──────── Stored rows

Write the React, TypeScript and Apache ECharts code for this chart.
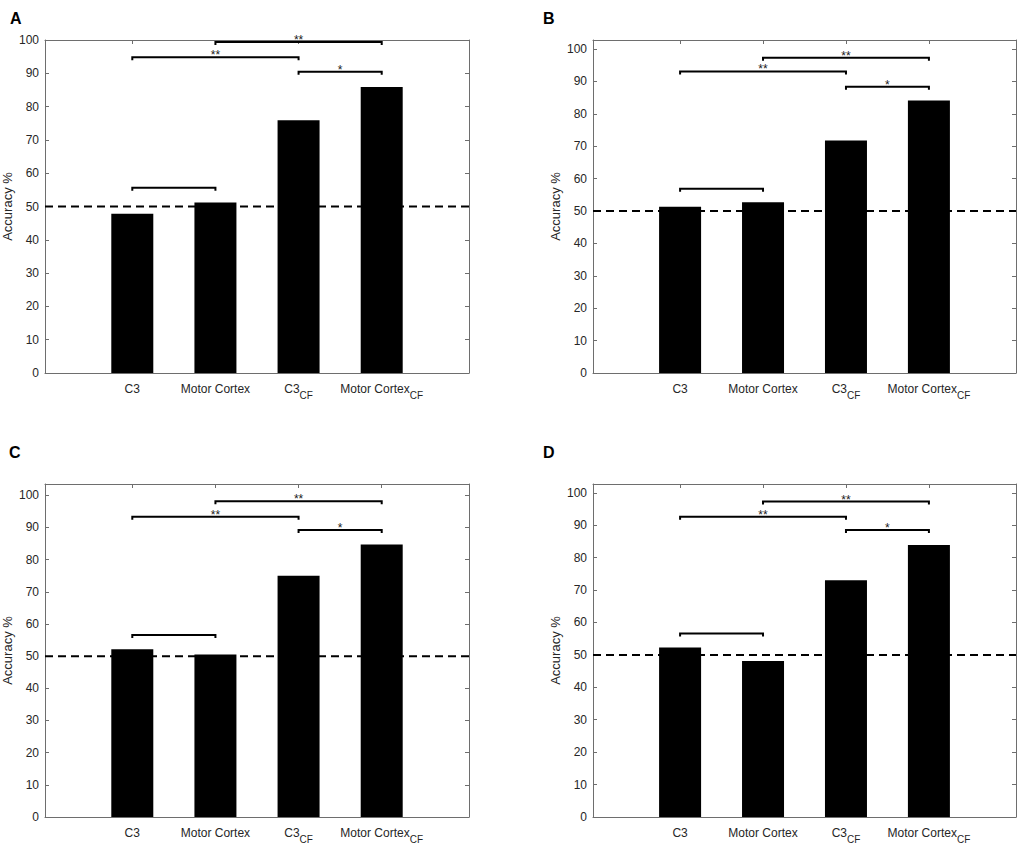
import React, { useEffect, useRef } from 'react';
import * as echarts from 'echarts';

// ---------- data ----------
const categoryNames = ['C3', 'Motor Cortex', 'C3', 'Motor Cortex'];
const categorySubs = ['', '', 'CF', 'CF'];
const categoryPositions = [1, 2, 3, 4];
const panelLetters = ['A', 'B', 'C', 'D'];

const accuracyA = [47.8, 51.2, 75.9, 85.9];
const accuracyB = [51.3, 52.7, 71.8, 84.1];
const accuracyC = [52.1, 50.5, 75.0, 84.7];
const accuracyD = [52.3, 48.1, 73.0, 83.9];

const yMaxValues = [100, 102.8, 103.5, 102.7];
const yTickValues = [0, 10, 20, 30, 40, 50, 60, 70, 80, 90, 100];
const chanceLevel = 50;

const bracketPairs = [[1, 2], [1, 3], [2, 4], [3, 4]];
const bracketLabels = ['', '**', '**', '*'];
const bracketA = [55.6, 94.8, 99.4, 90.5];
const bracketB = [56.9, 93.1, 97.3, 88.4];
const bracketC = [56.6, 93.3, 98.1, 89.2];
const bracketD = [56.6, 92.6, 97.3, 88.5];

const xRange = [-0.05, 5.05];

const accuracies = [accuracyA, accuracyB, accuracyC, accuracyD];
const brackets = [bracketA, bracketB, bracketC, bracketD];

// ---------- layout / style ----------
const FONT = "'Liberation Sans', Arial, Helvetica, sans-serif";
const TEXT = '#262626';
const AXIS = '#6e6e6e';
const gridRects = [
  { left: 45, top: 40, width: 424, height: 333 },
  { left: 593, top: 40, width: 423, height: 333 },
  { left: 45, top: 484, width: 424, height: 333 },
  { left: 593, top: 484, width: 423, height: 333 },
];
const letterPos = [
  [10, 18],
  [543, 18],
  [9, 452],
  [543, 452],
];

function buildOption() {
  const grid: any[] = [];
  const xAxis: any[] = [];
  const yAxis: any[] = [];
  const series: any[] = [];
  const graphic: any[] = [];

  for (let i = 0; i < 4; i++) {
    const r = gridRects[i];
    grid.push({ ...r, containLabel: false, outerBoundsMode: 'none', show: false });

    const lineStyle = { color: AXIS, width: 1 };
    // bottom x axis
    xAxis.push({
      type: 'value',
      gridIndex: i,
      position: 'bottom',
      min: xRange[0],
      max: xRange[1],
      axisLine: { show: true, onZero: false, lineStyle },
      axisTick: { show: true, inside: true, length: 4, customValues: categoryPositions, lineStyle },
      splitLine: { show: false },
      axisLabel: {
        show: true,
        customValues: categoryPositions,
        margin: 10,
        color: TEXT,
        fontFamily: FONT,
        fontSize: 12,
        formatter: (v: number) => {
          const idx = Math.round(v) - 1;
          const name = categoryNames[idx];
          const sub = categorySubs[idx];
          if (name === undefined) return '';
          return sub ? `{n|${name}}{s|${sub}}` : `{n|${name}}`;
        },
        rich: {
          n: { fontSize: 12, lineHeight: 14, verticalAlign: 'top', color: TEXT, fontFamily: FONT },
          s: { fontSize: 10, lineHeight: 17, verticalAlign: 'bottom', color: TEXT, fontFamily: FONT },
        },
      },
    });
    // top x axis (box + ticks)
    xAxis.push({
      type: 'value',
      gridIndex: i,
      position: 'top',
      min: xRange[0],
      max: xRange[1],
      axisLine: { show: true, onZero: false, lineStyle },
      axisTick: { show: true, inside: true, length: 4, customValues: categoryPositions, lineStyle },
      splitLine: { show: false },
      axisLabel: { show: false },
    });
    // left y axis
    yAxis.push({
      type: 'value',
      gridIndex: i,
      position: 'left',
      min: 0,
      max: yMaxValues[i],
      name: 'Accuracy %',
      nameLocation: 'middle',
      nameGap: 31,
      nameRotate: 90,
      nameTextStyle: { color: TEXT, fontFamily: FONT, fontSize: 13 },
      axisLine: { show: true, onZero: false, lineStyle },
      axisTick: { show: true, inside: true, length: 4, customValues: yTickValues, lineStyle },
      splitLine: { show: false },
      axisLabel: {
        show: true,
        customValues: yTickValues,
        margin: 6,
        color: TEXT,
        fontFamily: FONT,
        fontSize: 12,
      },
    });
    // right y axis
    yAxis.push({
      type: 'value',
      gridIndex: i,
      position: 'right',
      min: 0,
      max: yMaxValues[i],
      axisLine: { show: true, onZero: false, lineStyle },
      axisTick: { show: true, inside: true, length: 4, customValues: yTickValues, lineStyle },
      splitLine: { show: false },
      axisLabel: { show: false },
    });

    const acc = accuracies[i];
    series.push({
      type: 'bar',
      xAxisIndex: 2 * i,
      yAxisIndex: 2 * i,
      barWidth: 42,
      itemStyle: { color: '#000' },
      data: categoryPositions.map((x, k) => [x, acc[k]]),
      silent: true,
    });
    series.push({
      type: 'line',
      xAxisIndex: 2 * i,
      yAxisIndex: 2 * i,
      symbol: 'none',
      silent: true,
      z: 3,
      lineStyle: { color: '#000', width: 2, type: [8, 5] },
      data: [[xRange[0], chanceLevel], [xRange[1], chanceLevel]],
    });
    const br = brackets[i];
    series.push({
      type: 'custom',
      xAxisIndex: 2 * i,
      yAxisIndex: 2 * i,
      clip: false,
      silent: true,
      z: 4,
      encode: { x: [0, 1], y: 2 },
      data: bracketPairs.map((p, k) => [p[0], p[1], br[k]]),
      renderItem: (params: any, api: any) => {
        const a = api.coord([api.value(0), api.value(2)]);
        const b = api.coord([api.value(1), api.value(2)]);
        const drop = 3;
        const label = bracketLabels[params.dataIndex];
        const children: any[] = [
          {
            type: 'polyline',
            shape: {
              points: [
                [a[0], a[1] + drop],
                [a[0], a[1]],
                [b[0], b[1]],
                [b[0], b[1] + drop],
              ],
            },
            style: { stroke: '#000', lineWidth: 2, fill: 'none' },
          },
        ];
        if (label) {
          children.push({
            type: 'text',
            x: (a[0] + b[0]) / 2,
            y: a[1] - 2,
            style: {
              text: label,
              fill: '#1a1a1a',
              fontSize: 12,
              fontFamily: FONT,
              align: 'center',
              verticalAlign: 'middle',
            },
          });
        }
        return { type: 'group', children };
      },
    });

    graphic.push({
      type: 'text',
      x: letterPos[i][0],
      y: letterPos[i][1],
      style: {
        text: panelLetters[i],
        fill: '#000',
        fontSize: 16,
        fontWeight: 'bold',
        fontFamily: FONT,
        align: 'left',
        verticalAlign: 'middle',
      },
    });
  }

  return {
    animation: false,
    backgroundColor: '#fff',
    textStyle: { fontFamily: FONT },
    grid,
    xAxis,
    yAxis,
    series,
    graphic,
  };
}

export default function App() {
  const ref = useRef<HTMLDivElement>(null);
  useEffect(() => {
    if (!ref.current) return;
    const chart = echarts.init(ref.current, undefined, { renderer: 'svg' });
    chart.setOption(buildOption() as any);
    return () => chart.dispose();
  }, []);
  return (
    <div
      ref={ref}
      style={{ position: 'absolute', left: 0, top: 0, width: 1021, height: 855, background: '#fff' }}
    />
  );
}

────────────────
──────── Stored rows

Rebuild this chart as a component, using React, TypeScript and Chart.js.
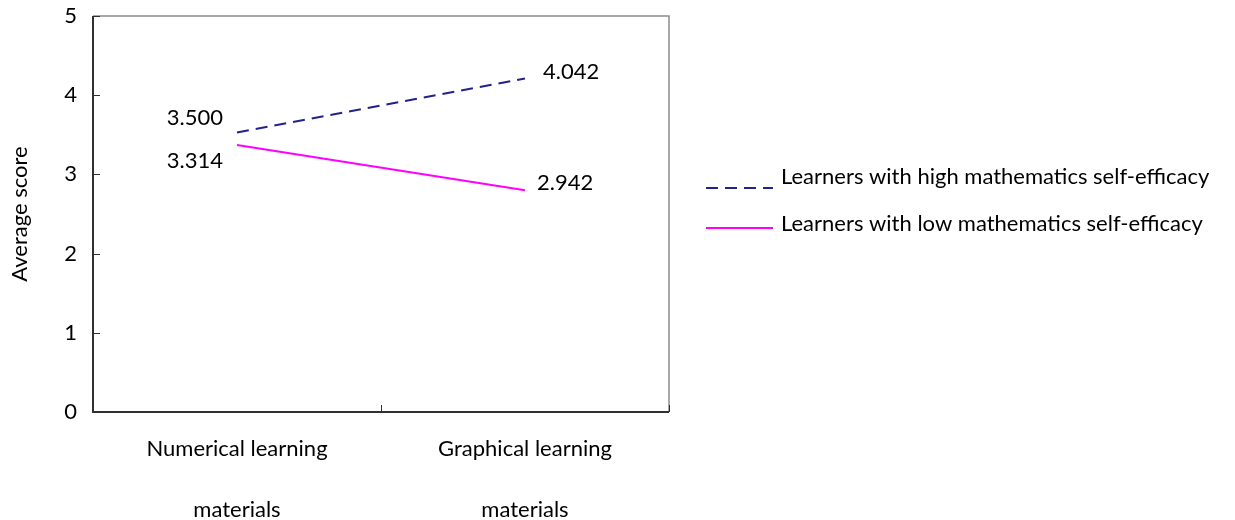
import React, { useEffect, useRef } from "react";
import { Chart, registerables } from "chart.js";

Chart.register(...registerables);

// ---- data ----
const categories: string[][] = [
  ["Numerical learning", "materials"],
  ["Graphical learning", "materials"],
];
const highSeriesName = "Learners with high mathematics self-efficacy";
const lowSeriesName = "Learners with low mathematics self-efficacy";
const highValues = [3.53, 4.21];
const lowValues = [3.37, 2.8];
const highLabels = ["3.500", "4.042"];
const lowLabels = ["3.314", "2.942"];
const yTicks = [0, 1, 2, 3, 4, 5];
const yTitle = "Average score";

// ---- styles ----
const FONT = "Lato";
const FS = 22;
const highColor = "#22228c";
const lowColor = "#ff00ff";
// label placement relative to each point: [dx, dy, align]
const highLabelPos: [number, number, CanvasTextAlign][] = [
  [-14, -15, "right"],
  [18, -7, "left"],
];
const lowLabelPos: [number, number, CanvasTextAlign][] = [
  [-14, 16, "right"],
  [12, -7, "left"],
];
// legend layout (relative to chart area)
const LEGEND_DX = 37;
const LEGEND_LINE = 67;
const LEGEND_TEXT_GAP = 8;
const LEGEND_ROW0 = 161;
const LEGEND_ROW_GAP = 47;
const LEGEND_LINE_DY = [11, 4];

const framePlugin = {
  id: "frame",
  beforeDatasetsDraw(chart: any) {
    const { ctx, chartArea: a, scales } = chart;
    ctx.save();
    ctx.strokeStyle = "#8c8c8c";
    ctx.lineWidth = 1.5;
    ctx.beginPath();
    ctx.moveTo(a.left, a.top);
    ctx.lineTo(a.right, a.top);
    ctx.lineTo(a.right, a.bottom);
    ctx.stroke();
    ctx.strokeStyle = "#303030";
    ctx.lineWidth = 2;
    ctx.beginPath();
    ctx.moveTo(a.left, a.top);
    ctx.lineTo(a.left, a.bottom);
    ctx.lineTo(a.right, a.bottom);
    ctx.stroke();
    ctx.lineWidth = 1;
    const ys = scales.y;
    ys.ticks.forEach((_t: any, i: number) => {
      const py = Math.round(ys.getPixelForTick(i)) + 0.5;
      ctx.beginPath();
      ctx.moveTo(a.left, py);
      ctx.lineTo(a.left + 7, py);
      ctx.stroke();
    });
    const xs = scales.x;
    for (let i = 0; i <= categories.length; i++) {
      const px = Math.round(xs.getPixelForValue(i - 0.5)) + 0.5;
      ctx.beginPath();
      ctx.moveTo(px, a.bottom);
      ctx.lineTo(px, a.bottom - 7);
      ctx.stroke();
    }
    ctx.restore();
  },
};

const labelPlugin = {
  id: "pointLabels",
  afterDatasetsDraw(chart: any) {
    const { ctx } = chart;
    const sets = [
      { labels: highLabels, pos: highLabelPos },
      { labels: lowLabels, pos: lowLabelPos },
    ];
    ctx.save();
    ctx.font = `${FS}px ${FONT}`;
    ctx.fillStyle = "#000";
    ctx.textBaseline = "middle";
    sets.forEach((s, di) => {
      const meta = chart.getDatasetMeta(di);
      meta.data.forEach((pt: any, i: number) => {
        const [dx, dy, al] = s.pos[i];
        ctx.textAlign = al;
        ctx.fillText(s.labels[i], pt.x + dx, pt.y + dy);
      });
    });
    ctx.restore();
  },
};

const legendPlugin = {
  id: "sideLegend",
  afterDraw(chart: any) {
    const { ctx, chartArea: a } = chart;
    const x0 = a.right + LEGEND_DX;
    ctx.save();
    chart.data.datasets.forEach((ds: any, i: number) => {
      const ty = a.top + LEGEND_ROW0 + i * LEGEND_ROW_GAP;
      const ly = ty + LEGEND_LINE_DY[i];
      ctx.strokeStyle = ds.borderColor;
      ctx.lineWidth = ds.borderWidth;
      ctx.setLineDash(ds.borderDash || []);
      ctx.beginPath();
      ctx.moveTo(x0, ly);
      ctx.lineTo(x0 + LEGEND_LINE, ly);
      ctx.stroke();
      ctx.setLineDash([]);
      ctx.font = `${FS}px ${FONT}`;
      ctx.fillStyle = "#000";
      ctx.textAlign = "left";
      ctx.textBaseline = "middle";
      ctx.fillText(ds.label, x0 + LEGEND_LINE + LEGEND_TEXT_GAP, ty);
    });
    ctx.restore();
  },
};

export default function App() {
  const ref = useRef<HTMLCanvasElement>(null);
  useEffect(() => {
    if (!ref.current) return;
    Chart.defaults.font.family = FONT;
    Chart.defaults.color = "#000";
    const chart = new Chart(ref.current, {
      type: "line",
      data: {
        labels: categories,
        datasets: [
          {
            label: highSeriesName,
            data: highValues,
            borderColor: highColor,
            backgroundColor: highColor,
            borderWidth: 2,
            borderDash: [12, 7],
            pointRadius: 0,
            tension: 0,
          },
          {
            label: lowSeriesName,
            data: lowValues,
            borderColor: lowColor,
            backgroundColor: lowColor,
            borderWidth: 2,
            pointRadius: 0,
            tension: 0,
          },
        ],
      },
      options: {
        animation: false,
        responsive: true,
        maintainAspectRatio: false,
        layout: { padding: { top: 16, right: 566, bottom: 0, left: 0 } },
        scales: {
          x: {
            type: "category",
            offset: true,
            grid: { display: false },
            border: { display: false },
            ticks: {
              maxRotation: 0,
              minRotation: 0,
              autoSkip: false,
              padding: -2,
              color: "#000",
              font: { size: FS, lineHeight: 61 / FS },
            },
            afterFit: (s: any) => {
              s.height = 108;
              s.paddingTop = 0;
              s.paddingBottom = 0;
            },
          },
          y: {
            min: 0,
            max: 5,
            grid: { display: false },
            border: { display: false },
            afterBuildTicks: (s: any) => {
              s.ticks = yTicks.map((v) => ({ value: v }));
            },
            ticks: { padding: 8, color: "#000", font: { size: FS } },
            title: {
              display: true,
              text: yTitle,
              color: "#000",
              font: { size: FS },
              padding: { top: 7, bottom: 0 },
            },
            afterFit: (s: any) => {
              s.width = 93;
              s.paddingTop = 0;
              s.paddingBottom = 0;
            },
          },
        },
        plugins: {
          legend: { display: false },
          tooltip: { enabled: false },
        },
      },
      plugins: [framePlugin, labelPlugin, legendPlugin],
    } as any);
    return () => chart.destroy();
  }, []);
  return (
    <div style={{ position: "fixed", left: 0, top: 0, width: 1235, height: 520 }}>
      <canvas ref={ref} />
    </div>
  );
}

────────────────

Directive: Extract exactly the lines running from the line containing "Write the React, TypeScript" to the line containing "const xRange = [-0.05, 5.05];", with both end lines included and all pictures left out.

Solution to the problem:
Write the React, TypeScript and Apache ECharts code for this chart.
import React, { useEffect, useRef } from 'react';
import * as echarts from 'echarts';

// ---------- data ----------
const categoryNames = ['C3', 'Motor Cortex', 'C3', 'Motor Cortex'];
const categorySubs = ['', '', 'CF', 'CF'];
const categoryPositions = [1, 2, 3, 4];
const panelLetters = ['A', 'B', 'C', 'D'];

const accuracyA = [47.8, 51.2, 75.9, 85.9];
const accuracyB = [51.3, 52.7, 71.8, 84.1];
const accuracyC = [52.1, 50.5, 75.0, 84.7];
const accuracyD = [52.3, 48.1, 73.0, 83.9];

const yMaxValues = [100, 102.8, 103.5, 102.7];
const yTickValues = [0, 10, 20, 30, 40, 50, 60, 70, 80, 90, 100];
const chanceLevel = 50;

const bracketPairs = [[1, 2], [1, 3], [2, 4], [3, 4]];
const bracketLabels = ['', '**', '**', '*'];
const bracketA = [55.6, 94.8, 99.4, 90.5];
const bracketB = [56.9, 93.1, 97.3, 88.4];
const bracketC = [56.6, 93.3, 98.1, 89.2];
const bracketD = [56.6, 92.6, 97.3, 88.5];

const xRange = [-0.05, 5.05];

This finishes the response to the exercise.